Accepted Paper
Paper short abstract
This paper examines overlooked forms of socially collaborative art in Japan since the 2000s. It introduces “Social but not Public” to describe practices that limit visibility, reframing how cultural practice, civil society and governance intersect in contemporary Japan.
Paper long abstract
This presentation examines a neglected dimension of civil society and cultural practice in Japan since the 2000s, through the lens of socially collaborative art. Over the past three decades, social art practice has become a globally prominent form of contemporary art, characterised by artists working with non-artists to experiment with new forms of sociability. In Japan, social art practice has become highly visible since the 1990s through Art Projects (āto purojekuto), which are closely associated with governance agendas of regional revitalisation and encouraging active civic participation. As a result, discourse has tended to treat these highly public forms as representative of social art practice in Japan as a whole.

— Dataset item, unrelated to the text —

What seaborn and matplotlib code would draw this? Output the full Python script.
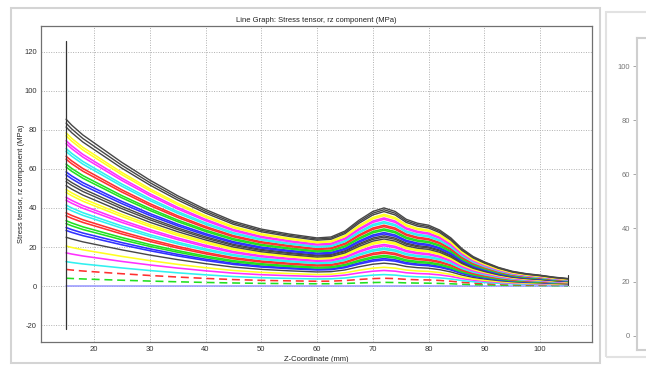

I challenge this assumption using findings from my recently completed PhD. I argue that alongside highly visible, state-aligned forms of social art practice, there exists a substantial and enduring tendency in Japan that deliberately limits public visibility and accessibility. I develop the concept of ‘Social but not Public’ to characterise practices bearing this tendency, developing the concept by situating artists’ practices in relation to broader transformations in Japanese civil society under socioeconomic conditions of ‘second modernity’. More publicly visible social art practice has been theorised as responding to economic restructuring and demographic decline of second modernity. I show that ‘Social but not Public’ practices emerged from the same conditions but through different trajectories: the reconfiguration of intimate spheres, organised forms of psycho-spatial withdrawal, and artists’ strategic navigation of state-directed publicness. I illustrate these dynamics through case studies of Maemachi Art Center, Takafumi Fukasawa, Keijiro Suzuki and Datsuijo.
I conclude by outlining the wider relevance of Social but not Public practices for Japanese Studies and related disciplines. By foregrounding less visible forms of collectivity, this complements existing social-scientific accounts of more publicly visible forms of civic participation and opens connections to adjacent fields such as community-based welfare, therapeutic group practices and community participatory enterprise. In doing so, I offer a revised understanding of how cultural practice intersects with civil society and governance in contemporary Japan.